Manchmal will es mir scheinen, dass die Welt einem Verfolgungswahn verfallen ist. Keine Empathie, kein Verstehen wollen, nur hochprozentiges Misstrauen. Ein alles durchdringendes Gefühl von Unzufriedenheit und Benachteiligung, an dem immer die anderen schuld sind. Alle da draußen sind die irregeleiteten Gutmenschen, aber wir, hier drinnen, sind die wahren Guten. Eine Art Zeltmentalität. Wir im Zelt kennen die eine und einzige Wahrheit und herein darf nur, wer sich unserer Wahrheit unterwirft. Weil wir die Wahrheit besitzen, werden wir verfolgt. Alle haben sich gegen uns verschworen, deshalb müssen wir uns wehren und zurückschlagen, bevor uns die Bösen vernichten.

- Aber Achtung: Verfolgungswahn ist ansteckend. Lass Dich nicht hineinziehen, sage ich mir. Zum Verfolgungswahn gehört die Vorstellung, alles vom Bösen reinigen zu müssen: die reine Kultur ohne Dekadenz, der reine Glaube ohne Gefühlsduselei à la Nächstenliebe, das reine Volk ohne Überfremdung. Nationalismus, Rassismus, Dschihadismus, Extremismus aller Arten, religiös oder politisch, geben sich derzeit ein Stelldichein. Da sich eine reine Welt nicht von selbst ergibt, muss sie hergestellt werden - mit Gewalt, in Worten oder gleich Taten. Alle diese Ismen sind nicht nur mit Besen bewaffnet.

- Aber Achtung: Reinheitsfanatismus ist ansteckend. Lass Dich nicht hineinziehen, sage ich mir. Es ist, als sei der Stern namens Wermut aus der Johannes-Apokalypse auf die Erde gefallen (2 Apokalypse des Johannes, 8, 11). Und sogleich tauchen auch die Erlösergestalten auf, die sagen: Alles ist kaputt, aber ich habe die Lösung! Ich zeige euch den Weg ins Paradies im Himmel, zum wahren Glauben, zurück in einen heilen Naturzustand, ins christliche Abendland, in die gute alte Zeit vor der EU. Je erschreckender die Lage, desto verführerischer solche Fantasien und desto größer die Zahl derer, die ihnen nachlaufen. Aber Extremisten und Erlöser sind ein- und dieselbe Person, die die Welt von allem Schlechten erlösen will, und zwar gewaltsam, sei es auch nur mit Worten.
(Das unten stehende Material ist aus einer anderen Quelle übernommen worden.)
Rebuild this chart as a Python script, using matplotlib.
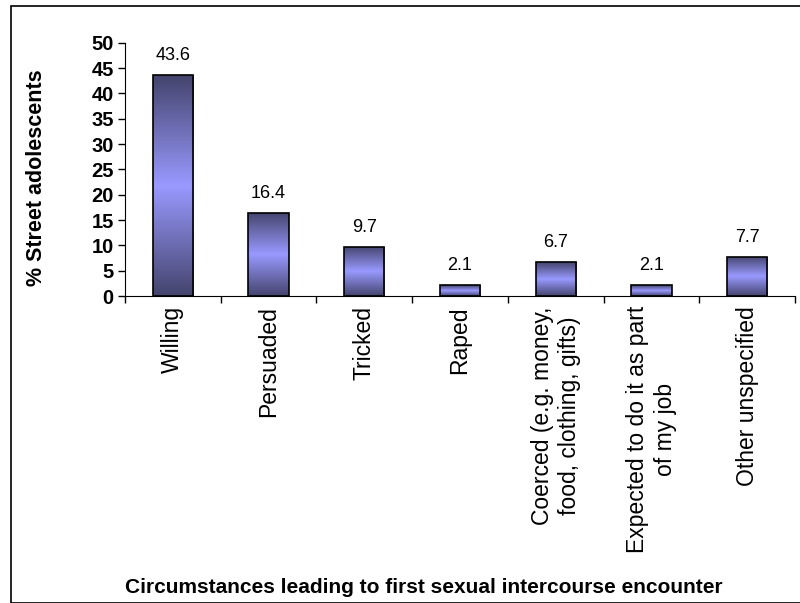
import numpy as np
import matplotlib.pyplot as plt
from matplotlib.colors import LinearSegmentedColormap
from matplotlib.patches import Rectangle

plt.rcParams['font.family'] = ['Liberation Sans', 'DejaVu Sans']

# Survey results
categories = [
    "Willing",
    "Persuaded",
    "Tricked",
    "Raped",
    "Coerced (e.g. money,\nfood, clothing, gifts)",
    "Expected to do it as part\nof my job",
    "Other unspecified",
]
percent = [43.6, 16.4, 9.7, 2.1, 6.7, 2.1, 7.7]

fig = plt.figure(figsize=(8, 6.03), dpi=100)
ax = fig.add_axes([0.156, 0.509, 0.838, 0.42])

# dark edges, light centre
grad = LinearSegmentedColormap.from_list("bar", ["#45456f", "#9999ff", "#45456f"])

x = np.arange(len(categories))
width = 0.42
bars = ax.bar(x, percent, width=width, color="none", edgecolor="black", linewidth=1.2, zorder=3)
for b, v in zip(bars, percent):
    g = np.linspace(0, 1, 100).reshape(-1, 1)
    im = ax.imshow(g, cmap=grad, aspect="auto", zorder=2,
                   extent=[b.get_x(), b.get_x() + b.get_width(), 0, b.get_height()])
    im.set_clip_path(b)
    ax.annotate(f"{v}", (b.get_x() + b.get_width() / 2, v), xytext=(0, 8),
                textcoords="offset points", ha="center", va="bottom", fontsize=13)

ax.set_xlim(-0.5, len(categories) - 0.5)
ax.set_ylim(0, 50)
ax.set_yticks(range(0, 51, 5))
ax.set_yticklabels([str(t) for t in range(0, 51, 5)], fontsize=14.5, fontweight="bold")
ax.tick_params(axis="y", direction="out", length=5, width=1, pad=3)

# category ticks sit between the bars
ax.set_xticks(np.arange(-0.5, len(categories), 1))
ax.set_xticklabels([])
ax.tick_params(axis="x", direction="out", length=5, width=1)
for xi, lab in zip(x, categories):
    ax.text(xi, -2.0, lab, rotation=90, ha="center", va="top", fontsize=16.5,
            multialignment="center", linespacing=1.25)

for s in ["top", "right"]:
    ax.spines[s].set_visible(False)

fig.text(0.046, 0.705, "% Street adolescents", rotation=90, ha="center", va="center",
         fontsize=15.5, fontweight="bold")
fig.text(0.53, 0.025, "Circumstances leading to first sexual intercourse encounter",
         ha="center", va="center", fontsize=15, fontweight="bold")

# outer chart frame
fig.patches.append(Rectangle((0.014, 0.0), 1.0, 0.99, transform=fig.transFigure,
                             fill=False, edgecolor="black", linewidth=1.2))

fig.savefig("out.png", dpi=100)
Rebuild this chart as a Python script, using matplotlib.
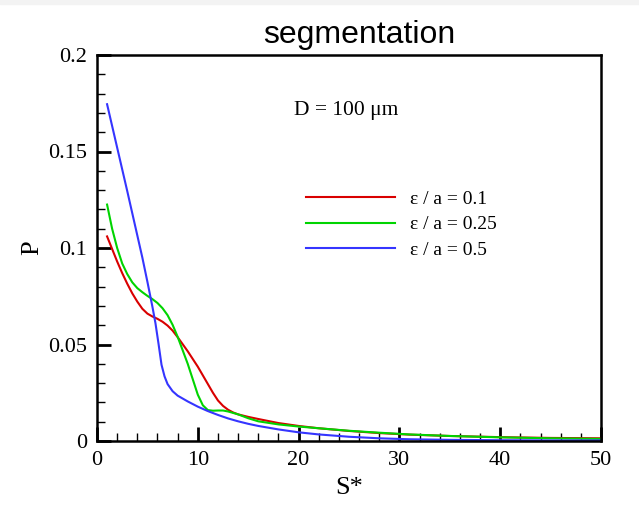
import numpy as np
import matplotlib as mpl
import matplotlib.pyplot as plt
from matplotlib.patches import Rectangle
from matplotlib.ticker import MultipleLocator

# values
s_red = [1, 1.5, 2, 2.5, 3, 3.5, 4, 4.5, 5, 5.5, 6, 6.5, 7, 7.5, 8, 9, 10, 10.5, 11,
         11.5, 12, 12.5, 13, 13.5, 14, 15, 16, 18, 20, 22, 25, 28, 31, 35, 40, 45, 50]
p_red = [0.106, 0.0995, 0.093, 0.087, 0.0815, 0.0765, 0.0722, 0.0685, 0.066, 0.0645,
         0.0633, 0.0618, 0.0598, 0.0572, 0.0538, 0.0465, 0.0385, 0.034, 0.0295, 0.025,
         0.021, 0.0182, 0.0162, 0.0148, 0.0138, 0.0125, 0.0114, 0.0093, 0.0078, 0.0066,
         0.0052, 0.0041, 0.0033, 0.0026, 0.002, 0.0016, 0.0014]

s_green = [1, 1.5, 2, 2.5, 3, 3.5, 4, 4.5, 5, 5.5, 6, 6.5, 7, 7.5, 8, 8.5, 9, 9.5, 10,
           10.5, 11, 11.5, 12, 12.5, 13, 14, 15, 16, 18, 20, 22, 25, 28, 31, 35, 40, 45, 50]
p_green = [0.1225, 0.11, 0.1, 0.092, 0.0865, 0.0822, 0.0792, 0.0771, 0.0752, 0.0735,
           0.0715, 0.0688, 0.0652, 0.0602, 0.054, 0.047, 0.04, 0.032, 0.024, 0.0185,
           0.016, 0.0157, 0.0158, 0.0158, 0.0153, 0.0138, 0.0118, 0.0102, 0.0086, 0.0075,
           0.0066, 0.0053, 0.0043, 0.0034, 0.0026, 0.0019, 0.0014, 0.0011]

s_blue = [1, 2, 3, 3.5, 4, 4.5, 5, 5.5, 5.8, 6.1, 6.4, 6.7, 7, 7.5, 8, 9, 10, 11, 12,
          13, 14, 15, 16, 18, 20, 22, 25, 28, 31, 35, 40, 45, 50]
p_blue = [0.1745, 0.152, 0.1295, 0.118, 0.1065, 0.095, 0.0825, 0.0695, 0.061, 0.0505,
          0.0395, 0.0335, 0.0295, 0.0258, 0.0235, 0.0205, 0.0178, 0.0155, 0.0135, 0.0117,
          0.0102, 0.0089, 0.0078, 0.006, 0.0045, 0.0034, 0.0022, 0.0014, 0.0009, 0.0006,
          0.0004, 0.0003, 0.0003]

labels = ['\u03b5 / a = 0.1', '\u03b5 / a = 0.25', '\u03b5 / a = 0.5']
colors = ['#d90000', '#00d400', '#3535ff']

serif = ['Liberation Serif', 'DejaVu Serif']
mpl.rcParams['font.family'] = serif

fig = plt.figure(figsize=(6.39, 5.05), dpi=100)
fig.patches.append(Rectangle((0, 1 - 4 / 505), 1, 4 / 505, color='#f3f3f3',
                             transform=fig.transFigure, zorder=0))
ax = fig.add_axes([97 / 639, 1 - 441 / 505, 504 / 639, 386 / 505])

for s, p, c, lab in zip([s_red, s_green, s_blue], [p_red, p_green, p_blue], colors, labels):
    ax.plot(s, p, color=c, lw=1.5, label=lab, solid_joinstyle='round')

ax.set_xlim(0, 50)
ax.set_ylim(0, 0.2)
ax.xaxis.set_major_locator(MultipleLocator(10))
ax.xaxis.set_minor_locator(MultipleLocator(2))
ax.yaxis.set_minor_locator(MultipleLocator(0.01))
ax.set_yticks([0, 0.05, 0.1, 0.15, 0.2])
ax.set_yticklabels(['0', '0.05', '0.1', '0.15', '0.2'])
ax.tick_params(which='major', direction='in', length=10, width=2, labelsize=16, pad=7)
ax.tick_params(which='minor', direction='in', length=6, width=1)
for sp in ax.spines.values():
    sp.set_linewidth(1.8)

ax.set_xlabel('S*', fontsize=19, labelpad=5)
ax.set_ylabel('P', fontsize=19, labelpad=4)

ax.text(0.495, 0.857, 'D = 100 \u03bcm', transform=ax.transAxes, ha='center', va='center',
        fontsize=15.5)

ax.legend(loc='center left', bbox_to_anchor=((306 - 97) / 504, (441 - 224.5) / 386),
          frameon=False, fontsize=14, handlelength=4.6, handletextpad=0.75,
          labelspacing=0.42, borderpad=0, borderaxespad=0)

fig.text(359 / 639, 1 - 35 / 505, 'segmentation', ha='center', va='center',
         fontsize=23, family=['Liberation Sans', 'DejaVu Sans'])

fig.savefig('out.png', dpi=100)
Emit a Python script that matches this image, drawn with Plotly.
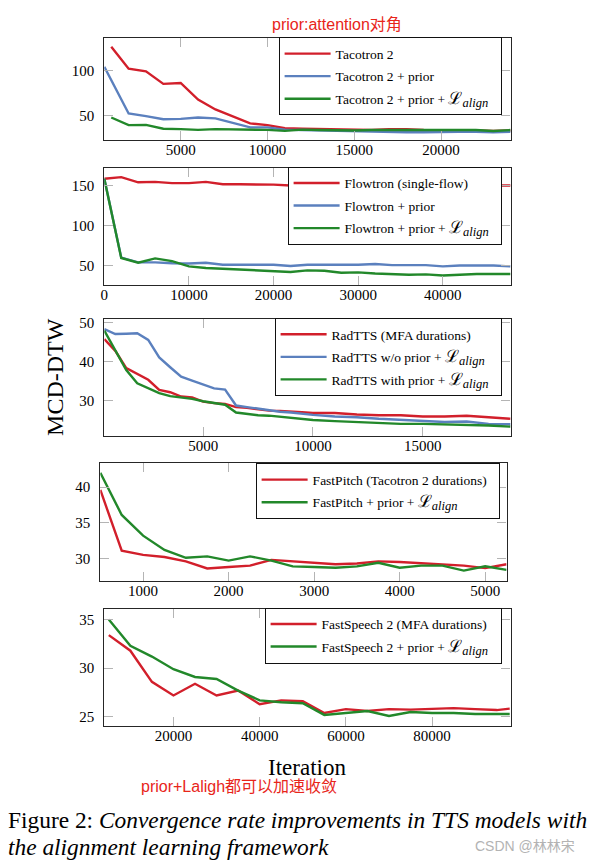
import plotly.graph_objects as go

# ---------------- data ----------------
# Panel 1: Tacotron 2
taco_x = [1000, 2000, 3000, 4000, 5000, 6000, 7000, 8000, 9000, 10000, 11000, 12000,
          13000, 14000, 15000, 16000, 17000, 18000, 19000, 20000, 21000, 22000, 23000, 24000]
taco_prior_x = [600, 2000, 3000, 4000, 5000, 6000, 7000, 8000, 9000, 10000, 11000, 12000,
                13000, 14000, 15000, 16000, 17000, 18000, 19000, 20000, 21000, 22000, 23000, 24000]
taco_base = [126.5, 102, 99, 85, 86, 67.5, 56.5, 49, 41, 39, 35.5, 35,
             34.5, 34, 33.5, 33.5, 34.5, 34.5, 33.5, 33, 33, 33, 32.5, 33]
taco_prior = [104, 52, 49, 45.5, 46, 47.5, 46.5, 41.5, 36.5, 36.5, 34, 33.5,
              33, 32.5, 32.5, 32, 31.5, 31, 31, 31.5, 31.5, 31.5, 31, 31.5]
taco_align = [47.5, 39, 39.3, 35, 34.5, 33.7, 34.5, 34.5, 33.7, 33.7, 32.6, 34,
              33.5, 33, 33, 33.5, 33.5, 33.5, 33, 33, 33.5, 33.5, 32.5, 33.5]

# Panel 2: Flowtron
flow_x = [0, 2000, 4000, 6000, 8000, 10000, 12000, 14000, 16000, 18000, 20000, 22000, 24000,
          26000, 28000, 30000, 32000, 34000, 36000, 38000, 40000, 42000, 44000, 46000, 48000]
flow_base = [159, 161, 154.5, 155, 153.5, 153.5, 155, 152, 152, 152, 151.5, 150.5, 150.5,
             150.5, 150.5, 150.5, 150.5, 150.5, 150.5, 150.5, 150.5, 150.5, 150.5, 150.5, 150.5]
flow_prior = [159, 60, 54, 54, 53, 52.5, 53.5, 51, 51, 51, 51, 49.5, 51,
              51, 51, 51, 52, 50.5, 50.5, 50.5, 49, 50, 50, 50, 49]
flow_align = [159, 59.5, 53.5, 59, 55.5, 49, 47, 46, 45, 44, 43, 42, 44,
              43.5, 41, 41.5, 40, 39, 38.5, 39, 37.5, 38.5, 39.5, 39.5, 39.5]

# Panel 3: RadTTS
rad_x = [500, 1000, 1500, 2000, 2500, 3000, 3500, 4000, 4500, 5000, 5500, 6000, 6500, 7000,
         7500, 8000, 8500, 9000, 9500, 10000, 11000, 12000, 13000, 14000, 15000, 16000,
         17000, 18000, 19000]
rad_mfa = [45.8, 42.8, 38.4, 36.9, 35.4, 32.8, 32.2, 31.1, 30.9, 29.8, 29.4, 29.2, 28.4, 28.2,
           27.9, 27.5, 27.4, 27.3, 27.1, 26.9, 26.9, 26.5, 26.3, 26.3, 26, 26, 26.2, 25.8, 25.4]
rad_noprior = [48.4, 47.1, 47.2, 47.3, 45.6, 41.1, 38.6, 36.2, 35.2, 34.1, 33.2, 32.9, 28.8, 28.4,
               28, 27.5, 27.2, 27, 26.7, 26.4, 26, 25.8, 25.4, 25.1, 24.8, 24.6, 24.7, 24.1, 24]
rad_prior = [48, 42.9, 37.9, 34.5, 33.2, 32, 31.2, 30.8, 30.5, 29.9, 29.5, 29, 27, 26.7,
             26.3, 26.2, 25.9, 25.6, 25.4, 25.1, 24.8, 24.6, 24.3, 24.1, 24.1, 24, 23.9, 23.7, 23.4]

# Panel 4: FastPitch
fp_x = [500, 750, 1000, 1250, 1500, 1750, 2000, 2250, 2500, 2750, 3000, 3250, 3500, 3750,
        4000, 4250, 4500, 4750, 5000, 5250]
fp_base = [39.6, 31.1, 30.5, 30.2, 29.6, 28.6, 28.8, 29.0, 29.8, 29.6, 29.3, 29.2, 29.3, 29.6,
           29.5, 29.3, 29.1, 29.0, 28.65, 29.2]
fp_align = [42, 36.1, 33.2, 31.2, 30.1, 30.3, 29.7, 30.3, 29.7, 28.9, 28.8, 28.7, 28.9, 29.4,
            28.7, 29.0, 29.0, 28.3, 28.9, 28.4]

# Panel 5: FastSpeech 2
fs_x = [5000, 10000, 15000, 20000, 25000, 30000, 35000, 40000, 45000, 50000, 55000, 60000,
        65000, 70000, 75000, 80000, 85000, 90000, 95000, 98000]
fs_base = [33.4, 31.8, 28.6, 27.2, 28.4, 27.2, 27.7, 26.3, 26.7, 26.6, 25.4, 25.8,
           25.6, 25.8, 25.75, 25.8, 25.9, 25.8, 25.7, 25.85]
fs_align = [35, 32.3, 31.2, 29.9, 29.1, 28.9, 27.7, 26.7, 26.5, 26.4, 25.2, 25.4,
            25.6, 25.1, 25.5, 25.4, 25.4, 25.3, 25.3, 25.3]

LALIGN = ('<span style="font-size:17px">ℒ</span>'
          '<sub><span style="font-size:12.5px"><i>align</i></span></sub>')

# ---------------- style ----------------
W, H = 590, 862
RED, BLUE, GREEN = '#d21f2b', '#5b80be', '#22882a'
SERIF = 'Liberation Serif, Times New Roman, serif'
PAD = '&nbsp;&nbsp;'


def px(p):
    return p / W


def py(p):
    return 1 - p / H


# (x0, x1, ytop, ybottom) in pixels, x range, y range, x ticks, y ticks, legend (right, top)
panels = [
    dict(box=(101, 510, 34.3, 137), xr=[600, 24000], yr=[22, 136],
         xt=[5000, 10000, 15000, 20000], yt=[50, 100], leg=(501, 33.5)),
    dict(box=(101, 510, 164.3, 282), xr=[0, 48000], yr=[26, 173],
         xt=[0, 10000, 20000, 30000, 40000], yt=[50, 100, 150], leg=(501, 163.5)),
    dict(box=(101, 510, 316.7, 434), xr=[500, 19000], yr=[21, 50.9],
         xt=[5000, 10000, 15000], yt=[30, 40, 50], leg=(501, 315.5)),
    dict(box=(97, 506, 461, 579.3), xr=[500, 5250], yr=[26.9, 43.4],
         xt=[1000, 2000, 3000, 4000, 5000], yt=[30, 35, 40], leg=(499, 461.5)),
    dict(box=(101, 510, 607.7, 725), xr=[3960, 98200], yr=[24.1, 36.1],
         xt=[20000, 40000, 60000, 80000], yt=[25, 30, 35], leg=(501, 606.5)),
]

series = [
    [(taco_x, taco_base, RED, 'Tacotron 2'),
     (taco_prior_x, taco_prior, BLUE, 'Tacotron 2 + prior'),
     (taco_x, taco_align, GREEN, 'Tacotron 2 + prior + ' + LALIGN)],
    [(flow_x, flow_base, RED, 'Flowtron (single-flow)'),
     (flow_x, flow_prior, BLUE, 'Flowtron + prior'),
     (flow_x, flow_align, GREEN, 'Flowtron + prior + ' + LALIGN)],
    [(rad_x, rad_mfa, RED, 'RadTTS (MFA durations)'),
     (rad_x, rad_noprior, BLUE, 'RadTTS w/o prior + ' + LALIGN),
     (rad_x, rad_prior, GREEN, 'RadTTS with prior + ' + LALIGN)],
    [(fp_x, fp_base, RED, 'FastPitch (Tacotron 2 durations)'),
     (fp_x, fp_align, GREEN, 'FastPitch + prior + ' + LALIGN)],
    [(fs_x, fs_base, RED, 'FastSpeech 2 (MFA durations)'),
     (fs_x, fs_align, GREEN, 'FastSpeech 2 + prior + ' + LALIGN)],
]

fig = go.Figure()
layout = dict(
    width=W, height=H,
    margin=dict(l=0, r=0, t=0, b=0),
    paper_bgcolor='white', plot_bgcolor='white',
    font=dict(family=SERIF, color='black'),
    annotations=[],
)

for i, (p, ser) in enumerate(zip(panels, series)):
    n = '' if i == 0 else str(i + 1)
    x0, x1, yt, yb = p['box']
    legname = 'legend' + n
    for j, (xs, ys, col, name) in enumerate(ser):
        fig.add_trace(go.Scatter(
            x=xs, y=ys, mode='lines', name=name + PAD,
            line=dict(color=col, width=2.4),
            xaxis='x' + n, yaxis='y' + n, legend=legname,
            legendgroup=f'g{i}_{j}',
        ))
    common = dict(showline=True, linecolor='#262626', linewidth=1.2, mirror='ticks',
                  ticks='inside', ticklen=9, tickwidth=1.4, tickcolor='#b4b4b4',
                  showgrid=False, zeroline=False, tickformat='d',
                  tickfont=dict(family=SERIF, size=15, color='black'))
    layout['xaxis' + n] = dict(common, domain=[px(x0), px(x1)], range=p['xr'],
                               tickvals=p['xt'], anchor='y' + n,
                               ticklabelstandoff=-4)
    layout['yaxis' + n] = dict(common, domain=[py(yb), py(yt)], range=p['yr'],
                               tickvals=p['yt'], anchor='x' + n,
                               ticklabelstandoff=6)
    lr, ltop = p['leg']
    layout[legname] = dict(
        x=px(lr), y=py(ltop), xanchor='right', yanchor='top',
        xref='paper', yref='paper',
        bgcolor='white', bordercolor='#111', borderwidth=1,
        font=dict(family=SERIF, size=13.5, color='black'),
        itemwidth=46, tracegroupgap=2,
    )

ann = layout['annotations']
ann.append(dict(text='prior:attention对角', x=px(335), y=py(21), xref='paper', yref='paper',
                showarrow=False, xanchor='center', yanchor='middle',
                font=dict(family='Liberation Sans, Noto Sans CJK SC', size=16, color='#e8251a')))
ann.append(dict(text='MCD-DTW', x=px(52), y=py(375), xref='paper', yref='paper',
                showarrow=False, textangle=-90, xanchor='center', yanchor='middle',
                font=dict(family=SERIF, size=24, color='black')))
ann.append(dict(text='Iteration', x=px(305), y=py(767), xref='paper', yref='paper',
                showarrow=False, xanchor='center', yanchor='middle',
                font=dict(family=SERIF, size=23, color='black')))
ann.append(dict(text='prior+Laligh都可以加速收敛', x=px(136), y=py(786), xref='paper', yref='paper',
                showarrow=False, xanchor='left', yanchor='middle',
                font=dict(family='Liberation Sans, Noto Sans CJK SC', size=16, color='#e8251a')))
ann.append(dict(text='Figure 2: <i>Convergence rate improvements in TTS models with</i>',
                x=px(2), y=py(820), xref='paper', yref='paper',
                showarrow=False, xanchor='left', yanchor='middle',
                font=dict(family=SERIF, size=23.4, color='black')))
ann.append(dict(text='<i>the alignment learning framework</i>',
                x=px(2), y=py(847), xref='paper', yref='paper',
                showarrow=False, xanchor='left', yanchor='middle',
                font=dict(family=SERIF, size=23.4, color='black')))
ann.append(dict(text='CSDN @林林宋', x=px(577), y=py(846), xref='paper', yref='paper',
                showarrow=False, xanchor='right', yanchor='middle',
                font=dict(family='Liberation Sans, Noto Sans CJK SC', size=14, color='#b3b3b3')))

fig.update_layout(**layout)

fig.write_html("out.html", config={'displayModeBar': False},
               post_script="document.body.style.margin='0';document.body.style.overflow='hidden';")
Extremisten-Erlöser wachsen am Stamm des verzweifelten Versuchs, alle Aufmerksamkeit auf sich zu ziehen, aus der Masse der Menschheit herauszutreten und eine überragende Bedeutung zu erlangen. Das gibt ihnen den trügerischen Anschein der Stärke.

- Aber Achtung: Erlösungsfantasien sind ansteckend. Lass Dich nicht hineinziehen, sage ich mir. Ich lebe in unsicheren Zeiten, das ist ohne Zweifel eine Realität, die mich verunsichert. Bin ich schon angesteckt, weil ich an die Apokalypse des Johannes denken muss? Aber gehen Verfolgungswahn und Erlösungsfantasien nicht weit über die reale Bedrohung hinaus? Steigern sie nicht vielmehr die Bedrohung? Und richten sie nicht noch zusätzliches Unheil an, wenn die Politik und eine ganze Gesellschaft davon angesteckt werden? Ist es nicht genau das, was Extremisten-Erlöser erreichen wollen?

- Lass dich nicht anstecken, sage ich mir, und: überlass die Erlösung lieber Gott.